Donnerstag, 17. März 2022

... von der Marter aller....

 Erstanden


Diszipliniert und gerade liegt er in seinem Krankenbett. Der dunkelblaue Trainingsanzug sitzt tadellos an seinem großen schlanken Körper, als würden auf den Schultern noch immer die silber geflochtenen Schulterstücke sitzen. Er versprüht Lebensenergie und Optimismus. Der ehemalige NVA-Major erzählt leiser werdend von seiner Operation so nahe am Herzen. Seine Zukunftssorgen erzählt er halb und halb schluckt er sie runter. Er wäre ja Optimist. Immer wenn er mich anschaut und ihm das Wort „Pfarrerin“ auf meinem Namensschild ins Auge fällt, werden seine Züge weicher. Seine Augen verschwimmen und aus tiefster Erinnerung holt er - komplett verschüttet hinter Jahrzehnten von Gehorsam, Befehlen und Galgenhumor - Zitate aus seiner Konfirmandenzeit hervor. Von der schlesischen Heimat erzählt er. Und von der Lausitz, in der er aufwuchs. Und dass er das als Offizier zurück lassen musste. Immer wieder kommen ihm Fetzen alter Lieder oder Bibelverse in den Sinn.
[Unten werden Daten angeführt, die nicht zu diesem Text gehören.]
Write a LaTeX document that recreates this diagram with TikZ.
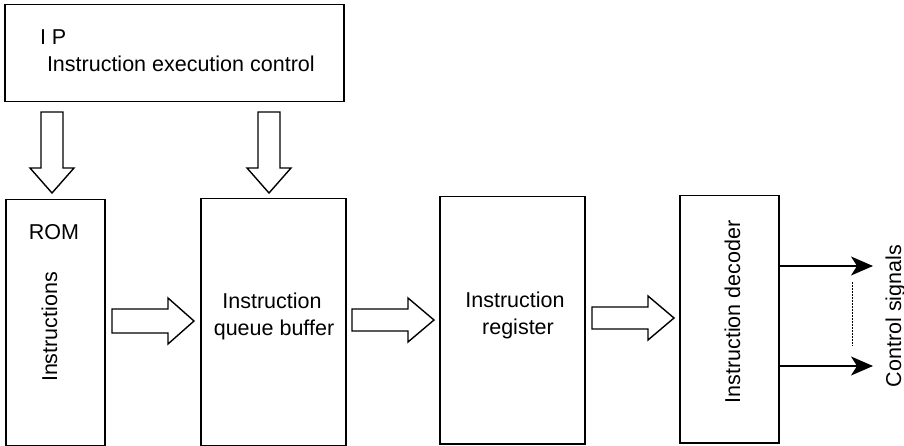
\documentclass[tikz,border=0pt]{standalone}
\usepackage{fontspec}
\setmainfont{Liberation Sans}
\usetikzlibrary{arrows.meta}
\begin{document}
\begin{tikzpicture}[x=1pt,y=-1pt,
  box/.style={draw, line width=1.5pt},
  blockarrow/.style={draw, line width=1.4pt, line join=miter},
  lbl/.style={font=\fontsize{21.5}{27}\selectfont, inner sep=0pt, outer sep=0pt},
  sig/.style={line width=1.2pt, -{Stealth[length=22pt,width=19pt,inset=6pt]}}]
\useasboundingbox (0,0) rectangle (904,446);
% boxes
\node[box, minimum width=339pt, minimum height=97pt, anchor=north west] (ip) at (4,4) {};
\node[box, minimum width=99pt, minimum height=246pt, anchor=north west] (rom) at (5,199) {};
\node[box, minimum width=145pt, minimum height=247pt, anchor=north west] (qb) at (200,198) {};
\node[box, minimum width=145pt, minimum height=247pt, anchor=north west] (ir) at (439,196) {};
\node[box, minimum width=99pt, minimum height=247pt, anchor=north west] (dec) at (679,195) {};
% texts
\node[lbl, anchor=base west] (iptxt) at (40,45) {I P};
\node[lbl, anchor=base west] (iectxt) at (47,72) {Instruction execution control};
\node[lbl, anchor=base] (romtxt) at (54,240) {ROM};
\node[lbl, anchor=base, rotate=90] (instxt) at (57,327) {Instructions};
\node[lbl, anchor=base] (qb1) at (272,308) {Instruction};
\node[lbl, anchor=base] (qb2) at (274,335) {queue buffer};
\node[lbl, anchor=base] (ir1) at (515,307) {Instruction};
\node[lbl, anchor=base] (ir2) at (518,334) {register};
\node[lbl, anchor=base, rotate=90] (dectxt) at (740,312) {Instruction decoder};
\node[lbl, anchor=base, rotate=90] (cstxt) at (901,316) {Control signals};
% vertical block arrows
\draw[blockarrow] (41,112) -- (63,112) -- (63,168) -- (74,168) -- (52,193) -- (30,168) -- (41,168) -- cycle;
\draw[blockarrow] (258,112) -- (280,112) -- (280,168) -- (291,168) -- (269,193) -- (247,168) -- (258,168) -- cycle;
% horizontal block arrows
\draw[blockarrow] (112,309) -- (168,309) -- (168,298) -- (194,321) -- (168,344) -- (168,333) -- (112,333) -- cycle;
\draw[blockarrow] (352,309) -- (408,309) -- (408,298) -- (434,320) -- (408,342) -- (408,331) -- (352,331) -- cycle;
\draw[blockarrow] (592,307) -- (648,307) -- (648,296) -- (674,318) -- (648,340) -- (648,329) -- (592,329) -- cycle;
% control signals
\coordinate (c1) at (873,266);
\coordinate (c2) at (873,366);
\draw[sig] (dec.east |- c1) -- (c1);
\draw[sig] (dec.east |- c2) -- (c2);
\coordinate (d1) at (852,282);
\coordinate (d2) at (852,346);
\draw[line width=0.8pt, dash pattern=on 1.5pt off 1.5pt] (d1) -- (d2);
\end{tikzpicture}
\end{document}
Wie einmal von jemandem in ihn gesetzte Bojen. Auch vom Tod seiner Frau erzählt er. Da muss er zur Seite blicken, um sich wieder zu fassen. Plötzlich geht ein Ruck durch ihn. Jetzt hätte er es wieder! Und dröhnend singt der Major den alten Osterhymnus „Christ ist erstanden von der Marter aller…“, mit allen Strophen, „ wär er nicht erstanden, so wär die Welt vergangen..“ Es ist als würde dazu sein Herz salutieren. „Christ will unser Trost sein!“ Es klingt über die ganze Station. Als wäre ein alter Quell in ihm aufgebrochen. Er räuspert sich. Schluckt, als ich ihm zum Abschied Segen wünsche und nickt nur. Ganz ohne Schulterstücke.